» Exercise
Reproduce exactly the lines below, from the first one through the line containing "(8,-20) |- (1050,571);", and omit any pictures.
***** Data lines *****
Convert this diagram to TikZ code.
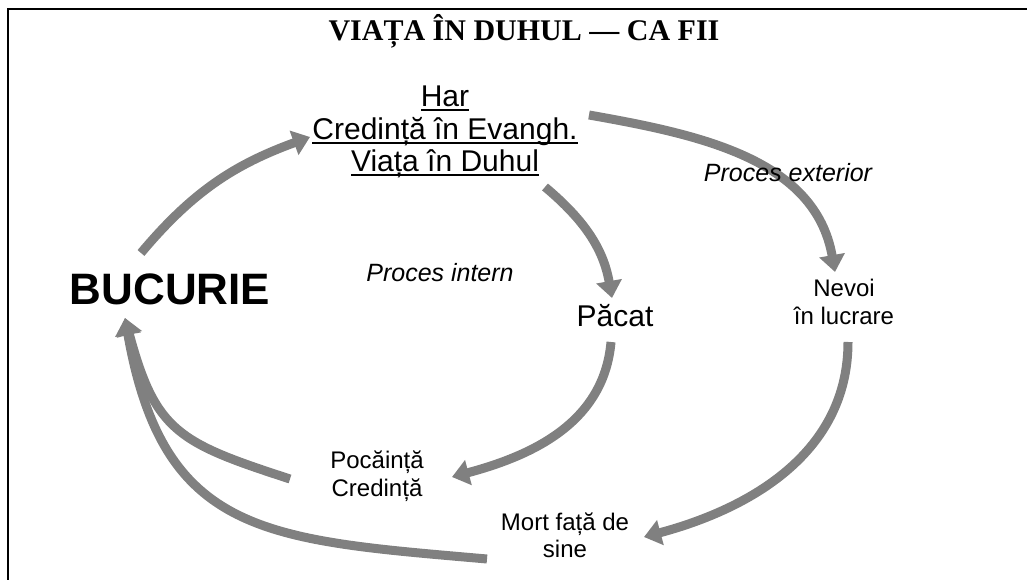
\documentclass[tikz,border=0pt]{standalone}
\usepackage{fontspec}
\setmainfont{Liberation Serif}
\newfontfamily\arialfont{Liberation Sans}
\usetikzlibrary{arrows.meta}
\definecolor{arcgray}{HTML}{808080}
\newsavebox\hulbox
\newcommand{\hul}[1]{\sbox\hulbox{#1}\rlap{\rule[-4.5pt]{\wd\hulbox}{2.4pt}}\usebox\hulbox}
\tikzset{
  lbl/.style={font=\arialfont\fontsize{24}{28}\selectfont, inner sep=0pt, align=center, anchor=base},
  big/.style={font=\arialfont\fontsize{30}{32.5}\selectfont, inner sep=0pt, align=center, anchor=base},
  proc/.style={font=\arialfont\itshape\fontsize{25}{30}\selectfont, inner sep=0pt, anchor=base},
  flow/.style={draw=arcgray, line width=9pt, -{Triangle[length=17pt,width=25pt]}},
}
\begin{document}
\begin{tikzpicture}[x=1pt,y=1pt]
\useasboundingbox (0,0) rectangle (1027,580);
\clip (0,0) rectangle (1027,580);
\draw[line width=2.3pt] (8,-20) |- (1050,571);

\node[font=\bfseries\fontsize{30}{36}\selectfont, inner sep=0pt, anchor=base] (title) at (524,539) {VIAȚA ÎN DUHUL — CA FII};
\node[big] (har) at (445,408) {\hul{Har}\\\hul{Credință în Evangh.}\\\hul{Viața în Duhul}};
\node[font=\arialfont\bfseries\fontsize{44}{50}\selectfont, inner sep=0pt, anchor=base] (bucurie) at (170,275) {BUCURIE};
\node[big] (pacat) at (615,253) {Păcat};
\node[lbl] (nevoi) at (844,255) {Nevoi\\în lucrare};
\node[lbl] (pocainta) at (377,83) {Pocăință\\Credință};
\node[lbl, font=\arialfont\fontsize{24}{27}\selectfont] (mort) at (565,22) {Mort față de\\sine};

\draw[flow] ([shift={(-29,52)}]bucurie.base) to[out=50,in=200] ([shift={(-135,35)}]har.base);
\draw[flow] ([shift={(144,57)}]har.base) to[out=-10,in=100] ([shift={(-9,53)}]nevoi.base);
\draw[flow] ([shift={(100,-15)}]har.base) to[out=-40,in=100] ([shift={(-3,29)}]pacat.base);
\draw[flow] ([shift={(-4,-15)}]pacat.base) to[out=-95,in=15] ([shift={(75,20)}]pocainta.base);
\draw[flow] ([shift={(4,-17)}]nevoi.base) to[out=-90,in=15] ([shift={(79,21)}]mort.base);
\draw[flow] ([shift={(-87,18)}]pocainta.base) to[out=162,in=-75,looseness=1.3] ([shift={(-45,-13)}]bucurie.base);
\draw[flow] ([shift={(-78,-1)}]mort.base) to[out=175,in=-80,looseness=1.3] ([shift={(-45,-13)}]bucurie.base);

\node[proc] (intern) at (440,298) {Proces intern};
\node[proc] (exterior) at (788,398) {Proces exterior};
\end{tikzpicture}
\end{document}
*****
» Answer
Convert this diagram to TikZ code.
\documentclass[tikz,border=0pt]{standalone}
\usepackage{fontspec}
\setmainfont{Liberation Serif}
\newfontfamily\arialfont{Liberation Sans}
\usetikzlibrary{arrows.meta}
\definecolor{arcgray}{HTML}{808080}
\newsavebox\hulbox
\newcommand{\hul}[1]{\sbox\hulbox{#1}\rlap{\rule[-4.5pt]{\wd\hulbox}{2.4pt}}\usebox\hulbox}
\tikzset{
  lbl/.style={font=\arialfont\fontsize{24}{28}\selectfont, inner sep=0pt, align=center, anchor=base},
  big/.style={font=\arialfont\fontsize{30}{32.5}\selectfont, inner sep=0pt, align=center, anchor=base},
  proc/.style={font=\arialfont\itshape\fontsize{25}{30}\selectfont, inner sep=0pt, anchor=base},
  flow/.style={draw=arcgray, line width=9pt, -{Triangle[length=17pt,width=25pt]}},
}
\begin{document}
\begin{tikzpicture}[x=1pt,y=1pt]
\useasboundingbox (0,0) rectangle (1027,580);
\clip (0,0) rectangle (1027,580);
\draw[line width=2.3pt] (8,-20) |- (1050,571);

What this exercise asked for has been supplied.